Power comes in many forms. Lady Macbeth had power over Macbeth despite is heroic acts and victories. She even taunted him over his courage and his other perceived weaknesses. However this power changed through the course of the play. She deliberately took on a more masculine role which involves controlling or suppressing her underlying feelings and behaviors. It seems the weaknesses she attributes to Macbeth are in many ways her own weaknesses which she reveals later in the play.
This power over Macbeth changes when Macbeth reveals his plot to murder Banquo which Lady Macbeth is surprised by. She later struggles to suppress the guilt she has and in fact confesses to her involvement in the murders. She becomes more feminine and can no longer mask her ill intent. In many ways, both she and Macbeth are morally corrupted by the desire for power. She is using Macbeth as an instrument to become Queen of Scotland, which never lasted.

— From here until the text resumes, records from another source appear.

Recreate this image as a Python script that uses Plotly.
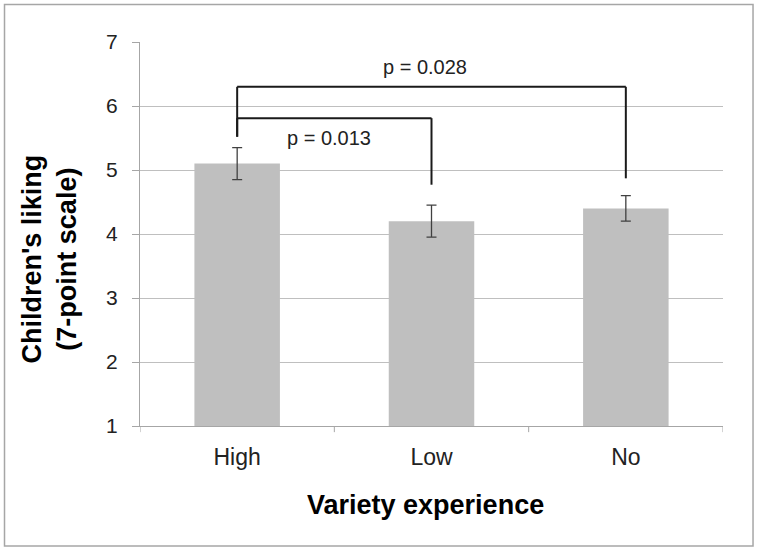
import plotly.graph_objects as go

categories = ["High", "Low", "No"]
means = [5.1, 4.2, 4.4]
err_plus = [0.25, 0.25, 0.2]
err_minus = [0.25, 0.25, 0.2]
y_ticks = [1, 2, 3, 4, 5, 6, 7]

# significance brackets: (left cat idx, right cat idx, top y, left bottom y, right bottom y, label, label x, label y)
brackets = [
    (0, 2, 6.30, 5.52, 4.87, "p = 0.028", 0.967, 6.61),
    (0, 1, 5.81, 5.52, 4.77, "p = 0.013", 0.473, 5.5),
]

FONT = "Liberation Sans, Arial, sans-serif"

fig = go.Figure()
fig.add_trace(go.Bar(
    x=list(range(len(categories))), y=means, width=0.44,
    marker=dict(color="#bfbfbf", line=dict(width=0)),
    error_y=dict(type="data", symmetric=False, array=err_plus, arrayminus=err_minus,
                 color="#404040", thickness=1.3, width=5),
    base=0,
))

shapes = []
annotations = []
for l, r, top, lb, rb, label, lx, ly in brackets:
    line = dict(color="#1a1a1a", width=2)
    shapes.append(dict(type="line", xref="x", yref="y", x0=l, x1=r, y0=top, y1=top, line=line))
    shapes.append(dict(type="line", xref="x", yref="y", x0=l, x1=l, y0=lb, y1=top, line=line))
    shapes.append(dict(type="line", xref="x", yref="y", x0=r, x1=r, y0=rb, y1=top, line=line))
    annotations.append(dict(x=lx, y=ly, xref="x", yref="y", text=label, showarrow=False,
                            xanchor="center", yanchor="middle",
                            font=dict(family=FONT, size=20, color="#222")))

# figure border
shapes.append(dict(type="rect", xref="paper", yref="paper", x0=-0.2324, x1=1.0515, y0=-0.3125, y1=1.0977,
                   line=dict(color="#a6a6a6", width=1.5)))

annotations.append(dict(x=-0.155, y=0.435, xref="paper", yref="paper",
                        xanchor="center", yanchor="middle",
                        text="<b>Children's liking<br>(7-point scale)</b>", textangle=-90,
                        showarrow=False, font=dict(family=FONT, size=27, color="#000")))
annotations.append(dict(x=0.489, y=-0.206, xref="paper", yref="paper",
                        xanchor="center", yanchor="middle",
                        text="<b>Variety experience</b>",
                        showarrow=False, font=dict(family=FONT, size=27, color="#000")))

fig.update_layout(
    width=758, height=550,
    margin=dict(l=140, r=35, t=42, b=124),
    plot_bgcolor="white", paper_bgcolor="white",
    showlegend=False,
    shapes=shapes, annotations=annotations,
    xaxis=dict(tickvals=list(range(len(categories))), ticktext=categories,
               range=[-0.5, 2.5], showgrid=False, showline=True, linecolor="#a6a6a6", linewidth=1,
               tickfont=dict(family=FONT, size=23, color="#222"),
               ticks="", zeroline=False, ticklabelstandoff=10),
    yaxis=dict(range=[1, 7], tickvals=y_ticks, showgrid=True, gridcolor="#bfbfbf", gridwidth=1,
               showline=True, linecolor="#a6a6a6", linewidth=1, ticks="outside", ticklen=7,
               tickcolor="#a6a6a6", zeroline=False, ticklabelstandoff=10,
               tickfont=dict(family=FONT, size=21, color="#222")),
)

# x-axis boundary ticks
for b in [-0.5, 0.5, 1.5, 2.5]:
    fig.add_shape(type="line", xref="x", yref="paper", x0=b, x1=b, y0=0, y1=-0.016,
                  line=dict(color="#a6a6a6", width=1))

fig.write_html("out.html", config={"displayModeBar": False},
               post_script="document.body.style.margin='0px';")
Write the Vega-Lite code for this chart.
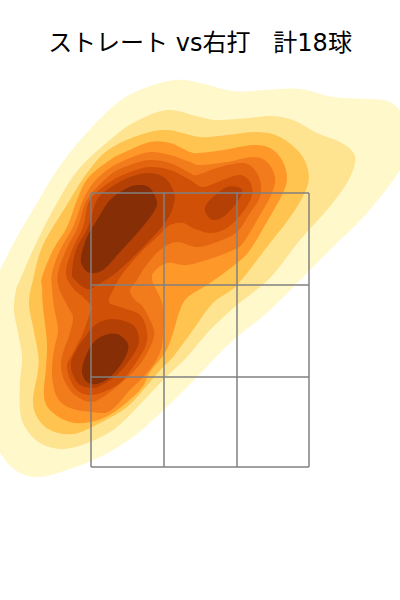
{"$schema":"https://vega.github.io/schema/vega-lite/v6.json","width":400,"height":600,"padding":0,"autosize":"none","background":"white","view":{"stroke":null},
"datasets":{
"contours":[
{"p":"a1","x":-200,"y":197},{"p":"a1","x":-183,"y":230},{"p":"a1","x":-163,"y":264},{"p":"a1","x":-143,"y":297},{"p":"a1","x":-117,"y":330},{"p":"a1","x":-83,"y":364},{"p":"a1","x":-53,"y":380},{"p":"a1","x":-23,"y":387},{"p":"a1","x":0,"y":384},{"p":"a1","x":33,"y":376},{"p":"a1","x":67,"y":377},{"p":"a1","x":100,"y":378},{"p":"a1","x":133,"y":370},{"p":"a1","x":167,"y":368},{"p":"a1","x":190,"y":365},{"p":"a1","x":205,"y":349},{"p":"a1","x":212,"y":327},{"p":"a1","x":200,"y":297},{"p":"a1","x":167,"y":254},{"p":"a1","x":133,"y":220},{"p":"a1","x":110,"y":197},{"p":"a1","x":70,"y":157},{"p":"a1","x":30,"y":124},{"p":"a1","x":-3,"y":90},{"p":"a1","x":-33,"y":60},{"p":"a1","x":-67,"y":30},{"p":"a1","x":-100,"y":10},{"p":"a1","x":-133,"y":-3},{"p":"a1","x":-160,"y":-10},{"p":"a1","x":-180,"y":-6},{"p":"a1","x":-197,"y":10},{"p":"a1","x":-215,"y":47},{"p":"a1","x":-225,"y":117},{"p":"a1","x":-215,"y":167},
{"p":"b2","x":-180,"y":187},{"p":"b2","x":-167,"y":217},{"p":"b2","x":-147,"y":257},{"p":"b2","x":-122,"y":297},{"p":"b2","x":-90,"y":327},{"p":"b2","x":-67,"y":344},{"p":"b2","x":-33,"y":357},{"p":"b2","x":0,"y":350},{"p":"b2","x":17,"y":347},{"p":"b2","x":50,"y":349},{"p":"b2","x":70,"y":351},{"p":"b2","x":93,"y":347},{"p":"b2","x":117,"y":334},{"p":"b2","x":140,"y":325},{"p":"b2","x":153,"y":315},{"p":"b2","x":155,"y":304},{"p":"b2","x":147,"y":284},{"p":"b2","x":127,"y":257},{"p":"b2","x":100,"y":227},{"p":"b2","x":70,"y":189},{"p":"b2","x":37,"y":162},{"p":"b2","x":10,"y":137},{"p":"b2","x":-13,"y":110},{"p":"b2","x":-35,"y":89},{"p":"b2","x":-53,"y":70},{"p":"b2","x":-83,"y":40},{"p":"b2","x":-110,"y":25},{"p":"b2","x":-137,"y":18},{"p":"b2","x":-160,"y":24},{"p":"b2","x":-175,"y":40},{"p":"b2","x":-180,"y":57},{"p":"b2","x":-180,"y":84},{"p":"b2","x":-178,"y":110},{"p":"b2","x":-182,"y":134},{"p":"b2","x":-186,"y":157},{"p":"b2","x":-184,"y":177},
{"p":"c3","x":-167,"y":187},{"p":"c3","x":-157,"y":222},{"p":"c3","x":-132,"y":264},{"p":"c3","x":-113,"y":294},{"p":"c3","x":-92,"y":317},{"p":"c3","x":-60,"y":332},{"p":"c3","x":-33,"y":337},{"p":"c3","x":0,"y":330},{"p":"c3","x":27,"y":332},{"p":"c3","x":57,"y":335},{"p":"c3","x":80,"y":330},{"p":"c3","x":100,"y":314},{"p":"c3","x":108,"y":297},{"p":"c3","x":107,"y":280},{"p":"c3","x":93,"y":254},{"p":"c3","x":67,"y":220},{"p":"c3","x":37,"y":182},{"p":"c3","x":13,"y":164},{"p":"c3","x":-7,"y":137},{"p":"c3","x":-27,"y":110},{"p":"c3","x":-37,"y":100},{"p":"c3","x":-50,"y":85},{"p":"c3","x":-73,"y":60},{"p":"c3","x":-100,"y":44},{"p":"c3","x":-127,"y":33},{"p":"c3","x":-150,"y":37},{"p":"c3","x":-163,"y":50},{"p":"c3","x":-167,"y":67},{"p":"c3","x":-162,"y":97},{"p":"c3","x":-162,"y":114},{"p":"c3","x":-167,"y":140},{"p":"c3","x":-171,"y":164},
{"p":"d4","x":-158,"y":190},{"p":"d4","x":-147,"y":217},{"p":"d4","x":-133,"y":240},{"p":"d4","x":-123,"y":267},{"p":"d4","x":-112,"y":289},{"p":"d4","x":-90,"y":307},{"p":"d4","x":-75,"y":315},{"p":"d4","x":-50,"y":325},{"p":"d4","x":-30,"y":324},{"p":"d4","x":-10,"y":315},{"p":"d4","x":0,"y":314},{"p":"d4","x":23,"y":317},{"p":"d4","x":53,"y":322},{"p":"d4","x":70,"y":319},{"p":"d4","x":82,"y":307},{"p":"d4","x":87,"y":290},{"p":"d4","x":83,"y":274},{"p":"d4","x":68,"y":247},{"p":"d4","x":50,"y":217},{"p":"d4","x":37,"y":204},{"p":"d4","x":10,"y":184},{"p":"d4","x":-12,"y":170},{"p":"d4","x":-20,"y":157},{"p":"d4","x":-27,"y":134},{"p":"d4","x":-35,"y":114},{"p":"d4","x":-50,"y":95},{"p":"d4","x":-60,"y":77},{"p":"d4","x":-87,"y":54},{"p":"d4","x":-110,"y":45},{"p":"d4","x":-130,"y":45},{"p":"d4","x":-148,"y":55},{"p":"d4","x":-156,"y":70},{"p":"d4","x":-154,"y":100},{"p":"d4","x":-153,"y":124},{"p":"d4","x":-157,"y":160},{"p":"d4","x":-158,"y":179},
{"p":"e5","x":-148,"y":194},{"p":"e5","x":-140,"y":217},{"p":"e5","x":-127,"y":240},{"p":"e5","x":-117,"y":267},{"p":"e5","x":-106,"y":285},{"p":"e5","x":-90,"y":299},{"p":"e5","x":-70,"y":309},{"p":"e5","x":-50,"y":315},{"p":"e5","x":-30,"y":312},{"p":"e5","x":-10,"y":305},{"p":"e5","x":0,"y":302},{"p":"e5","x":27,"y":305},{"p":"e5","x":53,"y":310},{"p":"e5","x":67,"y":305},{"p":"e5","x":75,"y":290},{"p":"e5","x":72,"y":274},{"p":"e5","x":60,"y":252},{"p":"e5","x":43,"y":224},{"p":"e5","x":33,"y":217},{"p":"e5","x":13,"y":209},{"p":"e5","x":-13,"y":202},{"p":"e5","x":-33,"y":204},{"p":"e5","x":-47,"y":194},{"p":"e5","x":-47,"y":184},{"p":"e5","x":-42,"y":174},{"p":"e5","x":-37,"y":160},{"p":"e5","x":-37,"y":134},{"p":"e5","x":-40,"y":114},{"p":"e5","x":-53,"y":94},{"p":"e5","x":-70,"y":77},{"p":"e5","x":-90,"y":56},{"p":"e5","x":-108,"y":55},{"p":"e5","x":-130,"y":59},{"p":"e5","x":-143,"y":70},{"p":"e5","x":-148,"y":92},{"p":"e5","x":-146,"y":117},{"p":"e5","x":-142,"y":137},{"p":"e5","x":-146,"y":160},{"p":"e5","x":-148,"y":179},
{"p":"f6","x":-142,"y":194},{"p":"f6","x":-134,"y":217},{"p":"f6","x":-122,"y":240},{"p":"f6","x":-113,"y":267},{"p":"f6","x":-90,"y":292},{"p":"f6","x":-70,"y":302},{"p":"f6","x":-50,"y":307},{"p":"f6","x":-30,"y":304},{"p":"f6","x":-10,"y":294},{"p":"f6","x":-3,"y":292},{"p":"f6","x":17,"y":299},{"p":"f6","x":40,"y":304},{"p":"f6","x":52,"y":300},{"p":"f6","x":60,"y":287},{"p":"f6","x":60,"y":270},{"p":"f6","x":50,"y":254},{"p":"f6","x":37,"y":235},{"p":"f6","x":17,"y":225},{"p":"f6","x":-3,"y":220},{"p":"f6","x":-23,"y":225},{"p":"f6","x":-40,"y":217},{"p":"f6","x":-55,"y":200},{"p":"f6","x":-63,"y":187},{"p":"f6","x":-70,"y":177},{"p":"f6","x":-65,"y":167},{"p":"f6","x":-57,"y":160},{"p":"f6","x":-47,"y":140},{"p":"f6","x":-47,"y":127},{"p":"f6","x":-57,"y":107},{"p":"f6","x":-70,"y":92},{"p":"f6","x":-90,"y":75},{"p":"f6","x":-108,"y":65},{"p":"f6","x":-125,"y":72},{"p":"f6","x":-135,"y":85},{"p":"f6","x":-139,"y":100},{"p":"f6","x":-137,"y":114},{"p":"f6","x":-130,"y":134},{"p":"f6","x":-127,"y":150},{"p":"f6","x":-132,"y":160},{"p":"f6","x":-141,"y":179},
{"p":"g7","x":-134,"y":194},{"p":"g7","x":-128,"y":217},{"p":"g7","x":-117,"y":240},{"p":"g7","x":-110,"y":267},{"p":"g7","x":-90,"y":285},{"p":"g7","x":-70,"y":295},{"p":"g7","x":-50,"y":300},{"p":"g7","x":-30,"y":297},{"p":"g7","x":-10,"y":287},{"p":"g7","x":3,"y":280},{"p":"g7","x":23,"y":287},{"p":"g7","x":40,"y":292},{"p":"g7","x":50,"y":285},{"p":"g7","x":52,"y":272},{"p":"g7","x":43,"y":255},{"p":"g7","x":27,"y":239},{"p":"g7","x":10,"y":234},{"p":"g7","x":-7,"y":239},{"p":"g7","x":-17,"y":244},{"p":"g7","x":-30,"y":242},{"p":"g7","x":-43,"y":230},{"p":"g7","x":-60,"y":214},{"p":"g7","x":-77,"y":194},{"p":"g7","x":-87,"y":177},{"p":"g7","x":-91,"y":165},{"p":"g7","x":-80,"y":160},{"p":"g7","x":-60,"y":152},{"p":"g7","x":-53,"y":135},{"p":"g7","x":-55,"y":120},{"p":"g7","x":-67,"y":100},{"p":"g7","x":-83,"y":82},{"p":"g7","x":-108,"y":72},{"p":"g7","x":-125,"y":79},{"p":"g7","x":-133,"y":100},{"p":"g7","x":-127,"y":114},{"p":"g7","x":-117,"y":134},{"p":"g7","x":-110,"y":154},{"p":"g7","x":-108,"y":160},{"p":"g7","x":-117,"y":170},{"p":"g7","x":-127,"y":179},
{"p":"h8a","x":-128,"y":194},{"p":"h8a","x":-124,"y":217},{"p":"h8a","x":-112,"y":240},{"p":"h8a","x":-103,"y":267},{"p":"h8a","x":-90,"y":279},{"p":"h8a","x":-70,"y":290},{"p":"h8a","x":-50,"y":294},{"p":"h8a","x":-35,"y":289},{"p":"h8a","x":-26,"y":275},{"p":"h8a","x":-26,"y":264},{"p":"h8a","x":-33,"y":247},{"p":"h8a","x":-53,"y":224},{"p":"h8a","x":-83,"y":195},{"p":"h8a","x":-103,"y":182},{"p":"h8a","x":-113,"y":178},{"p":"h8a","x":-125,"y":187},
{"p":"h8b","x":5,"y":260},{"p":"h8b","x":13,"y":270},{"p":"h8b","x":27,"y":280},{"p":"h8b","x":40,"y":279},{"p":"h8b","x":42,"y":274},{"p":"h8b","x":35,"y":262},{"p":"h8b","x":23,"y":250},{"p":"h8b","x":13,"y":247},{"p":"h8b","x":7,"y":252},
{"p":"h8c","x":-87,"y":148},{"p":"h8c","x":-67,"y":142},{"p":"h8c","x":-61,"y":127},{"p":"h8c","x":-67,"y":112},{"p":"h8c","x":-83,"y":92},{"p":"h8c","x":-100,"y":81},{"p":"h8c","x":-108,"y":79},{"p":"h8c","x":-120,"y":82},{"p":"h8c","x":-127,"y":92},{"p":"h8c","x":-129,"y":105},{"p":"h8c","x":-122,"y":120},{"p":"h8c","x":-112,"y":134},{"p":"h8c","x":-102,"y":144},
{"p":"i9a","x":-60,"y":282},{"p":"i9a","x":-50,"y":279},{"p":"i9a","x":-43,"y":265},{"p":"i9a","x":-47,"y":254},{"p":"i9a","x":-60,"y":237},{"p":"i9a","x":-80,"y":215},{"p":"i9a","x":-97,"y":197},{"p":"i9a","x":-110,"y":194},{"p":"i9a","x":-117,"y":200},{"p":"i9a","x":-119,"y":210},{"p":"i9a","x":-113,"y":230},{"p":"i9a","x":-103,"y":247},{"p":"i9a","x":-90,"y":267},{"p":"i9a","x":-73,"y":279},
{"p":"i9b","x":-83,"y":133},{"p":"i9b","x":-73,"y":125},{"p":"i9b","x":-72,"y":117},{"p":"i9b","x":-78,"y":104},{"p":"i9b","x":-90,"y":90},{"p":"i9b","x":-103,"y":83},{"p":"i9b","x":-113,"y":85},{"p":"i9b","x":-118,"y":95},{"p":"i9b","x":-115,"y":109},{"p":"i9b","x":-107,"y":124},{"p":"i9b","x":-95,"y":132}
],
"zone":[
{"x":-109,"y":0,"x2":-109,"y2":274},{"x":-36,"y":0,"x2":-36,"y2":274},{"x":37,"y":0,"x2":37,"y2":274},{"x":109,"y":0,"x2":109,"y2":274},
{"x":-109,"y":0,"x2":109,"y2":0},{"x":-109,"y":90,"x2":109,"y2":90},{"x":-109,"y":182,"x2":109,"y2":182},{"x":-109,"y":274,"x2":109,"y2":274}
],
"heading":[{"x":0,"y":416,"t":"ストレート vs右打\u00a0\u00a0\u00a0計18球"}]
},
"layer":[
{"data":{"name":"contours"},"transform":[{"window":[{"op":"row_number","as":"i"}]}],
"mark":{"type":"line","interpolate":"cardinal-closed","tension":0,"filled":true,"strokeWidth":0,"clip":true},
"encoding":{
"x":{"field":"x","type":"quantitative","scale":{"domain":[-200,200],"nice":false,"zero":false},"axis":null},
"y":{"field":"y","type":"quantitative","scale":{"domain":[-133,467],"nice":false,"zero":false},"axis":null},
"order":{"field":"i"},
"detail":{"field":"p"},
"fill":{"field":"p","type":"nominal","legend":null,"scale":{"domain":["a1","b2","c3","d4","e5","f6","g7","h8a","h8b","h8c","i9a","i9b"],"range":["#fff8ca","#fee391","#fec44f","#fe9929","#f27b1c","#e36510","#cf5006","#b54006","#b54006","#b54006","#862e05","#862e05"]}}
}},
{"data":{"name":"zone"},"mark":{"type":"rule","color":"#808080","strokeWidth":1.5},
"encoding":{"x":{"field":"x","type":"quantitative"},"y":{"field":"y","type":"quantitative"},"x2":{"field":"x2"},"y2":{"field":"y2"}}},
{"data":{"name":"heading"},"mark":{"type":"text","font":"DejaVu Sans, Noto Sans CJK JP","fontSize":24,"color":"black","align":"center","baseline":"alphabetic"},
"encoding":{"x":{"field":"x","type":"quantitative"},"y":{"field":"y","type":"quantitative"},"text":{"field":"t"}}}
]}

In understanding Lady Macbeth I feel although she possessed a soft power in that she is able to influence Macbeth’s actions to a point; there was also an element of fate. The fate as reflected in the prophecies of the three witches, which is important to consider as it appears drives the outcomes. Power was clearly important but without the right fate it is as if you are pushing again god, against the inevitable, a natural order.
While in The Merchant of Venice, both Jessica and Portia dress as males. This gives the greater acceptability and power. Both characters retain their femininity with Jessica falling in love with Lorenzo and Portia with Bassanio; both defying the wishes of their fathers which takes real courage.
Portia maintains her independence throughout the play. She does not rely on others to handle issues and stands up for what she believes in. Similar to Lady Macbeth, they both take on male personas, either figuratively and, or literally. However, Portia’s power mainly comes from her wealth, intellect and beauty, which is shown throughout the whole play. Being tested in love and in defending Antonio, she appears to have moral power, based on honesty and good intent.
Power is interwoven with gender. The characters I have analyzed are of strong women, who were still able to exercise power in their own ways, different maybe than if they were men. I recognize being a woman can make it difficult to be powerful when social structures are more male-dominant.
If power is abused and used for evil instead of good, it can corrupt a person, regardless of gender. If gender matters how does this affect each power situation in the plays? Simply there appears to be male situations and female situations.